• Required work: Report, as a bare number, how many lines hold "this".

• Records provided:
--- BEGIN ---
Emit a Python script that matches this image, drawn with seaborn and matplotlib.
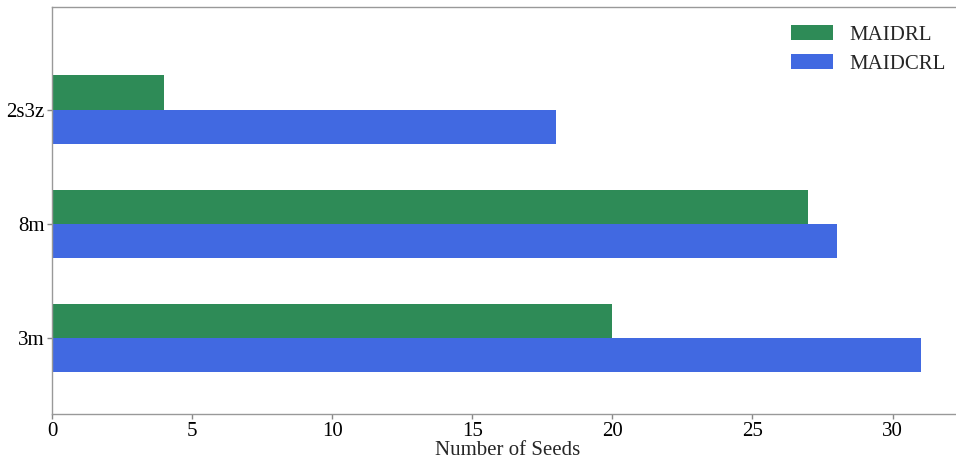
--- END ---
--- BEGIN ---
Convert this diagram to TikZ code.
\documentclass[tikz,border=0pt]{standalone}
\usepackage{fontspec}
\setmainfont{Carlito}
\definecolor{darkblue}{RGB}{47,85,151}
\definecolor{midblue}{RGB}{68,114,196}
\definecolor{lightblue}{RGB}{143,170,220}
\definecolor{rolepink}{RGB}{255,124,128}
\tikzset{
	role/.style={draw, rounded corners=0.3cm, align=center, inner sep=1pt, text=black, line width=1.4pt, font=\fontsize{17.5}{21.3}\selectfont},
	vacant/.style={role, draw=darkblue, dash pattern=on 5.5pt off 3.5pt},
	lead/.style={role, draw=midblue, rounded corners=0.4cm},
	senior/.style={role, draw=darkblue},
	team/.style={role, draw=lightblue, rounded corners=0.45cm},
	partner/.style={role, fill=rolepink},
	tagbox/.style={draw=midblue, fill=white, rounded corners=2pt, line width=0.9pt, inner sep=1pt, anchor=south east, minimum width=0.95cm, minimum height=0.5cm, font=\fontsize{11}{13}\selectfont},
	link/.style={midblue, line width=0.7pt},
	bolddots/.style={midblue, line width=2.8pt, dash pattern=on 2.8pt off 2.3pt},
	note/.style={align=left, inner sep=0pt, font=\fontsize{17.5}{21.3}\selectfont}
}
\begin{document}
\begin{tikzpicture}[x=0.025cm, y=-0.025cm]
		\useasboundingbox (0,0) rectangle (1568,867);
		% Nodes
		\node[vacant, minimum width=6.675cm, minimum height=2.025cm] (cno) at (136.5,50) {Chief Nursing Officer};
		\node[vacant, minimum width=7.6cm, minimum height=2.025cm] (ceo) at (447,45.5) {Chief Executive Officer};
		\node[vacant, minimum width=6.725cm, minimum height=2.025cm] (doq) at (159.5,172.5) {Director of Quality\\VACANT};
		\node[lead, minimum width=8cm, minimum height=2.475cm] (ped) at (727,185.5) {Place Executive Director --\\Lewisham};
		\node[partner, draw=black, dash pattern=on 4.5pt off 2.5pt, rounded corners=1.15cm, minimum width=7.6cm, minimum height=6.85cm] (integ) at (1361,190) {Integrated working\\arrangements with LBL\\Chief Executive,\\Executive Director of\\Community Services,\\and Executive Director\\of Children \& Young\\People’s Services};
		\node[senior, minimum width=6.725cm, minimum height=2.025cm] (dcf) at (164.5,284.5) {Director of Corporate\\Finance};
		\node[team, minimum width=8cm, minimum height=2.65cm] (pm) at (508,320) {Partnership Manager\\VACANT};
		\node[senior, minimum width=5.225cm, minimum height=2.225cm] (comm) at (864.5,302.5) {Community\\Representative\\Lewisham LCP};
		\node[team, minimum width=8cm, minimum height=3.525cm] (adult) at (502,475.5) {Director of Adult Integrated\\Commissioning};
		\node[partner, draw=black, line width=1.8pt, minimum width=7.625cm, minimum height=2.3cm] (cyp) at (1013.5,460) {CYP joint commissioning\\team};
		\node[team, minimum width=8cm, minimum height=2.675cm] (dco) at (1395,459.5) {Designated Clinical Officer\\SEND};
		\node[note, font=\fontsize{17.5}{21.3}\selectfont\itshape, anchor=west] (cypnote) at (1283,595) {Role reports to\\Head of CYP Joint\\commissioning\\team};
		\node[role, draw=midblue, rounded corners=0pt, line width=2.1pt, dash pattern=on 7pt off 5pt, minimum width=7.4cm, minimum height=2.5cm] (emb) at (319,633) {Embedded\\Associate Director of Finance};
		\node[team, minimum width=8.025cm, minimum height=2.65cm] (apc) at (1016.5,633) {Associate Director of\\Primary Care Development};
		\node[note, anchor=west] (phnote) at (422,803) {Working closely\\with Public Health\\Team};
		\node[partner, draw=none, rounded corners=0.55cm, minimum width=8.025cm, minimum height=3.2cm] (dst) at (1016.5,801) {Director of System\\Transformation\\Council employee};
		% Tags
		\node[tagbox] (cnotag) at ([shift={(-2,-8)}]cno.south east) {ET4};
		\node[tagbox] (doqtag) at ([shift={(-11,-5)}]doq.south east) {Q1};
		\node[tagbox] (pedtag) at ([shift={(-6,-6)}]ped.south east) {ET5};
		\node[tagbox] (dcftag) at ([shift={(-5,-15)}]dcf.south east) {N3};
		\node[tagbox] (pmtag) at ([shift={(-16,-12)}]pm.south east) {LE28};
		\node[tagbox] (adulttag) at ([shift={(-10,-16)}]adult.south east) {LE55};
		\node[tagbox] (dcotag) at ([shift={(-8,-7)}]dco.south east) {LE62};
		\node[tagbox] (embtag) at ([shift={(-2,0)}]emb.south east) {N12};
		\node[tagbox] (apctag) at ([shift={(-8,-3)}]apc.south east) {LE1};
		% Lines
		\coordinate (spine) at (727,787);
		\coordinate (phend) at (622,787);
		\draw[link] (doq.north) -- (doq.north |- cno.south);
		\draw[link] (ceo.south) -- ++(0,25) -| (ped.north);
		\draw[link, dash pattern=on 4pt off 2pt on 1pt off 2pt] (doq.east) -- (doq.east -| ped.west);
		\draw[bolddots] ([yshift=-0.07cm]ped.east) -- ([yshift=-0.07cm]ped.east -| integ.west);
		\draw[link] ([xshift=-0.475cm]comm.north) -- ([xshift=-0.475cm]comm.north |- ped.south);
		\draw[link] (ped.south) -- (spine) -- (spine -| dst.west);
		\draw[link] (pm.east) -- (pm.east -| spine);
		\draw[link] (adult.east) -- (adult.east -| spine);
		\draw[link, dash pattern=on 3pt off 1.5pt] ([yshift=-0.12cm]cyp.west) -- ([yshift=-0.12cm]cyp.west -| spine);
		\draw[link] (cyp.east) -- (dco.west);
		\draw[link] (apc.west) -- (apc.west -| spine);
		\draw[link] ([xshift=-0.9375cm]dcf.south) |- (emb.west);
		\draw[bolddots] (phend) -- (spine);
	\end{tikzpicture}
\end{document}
--- END ---
• Final answer: 2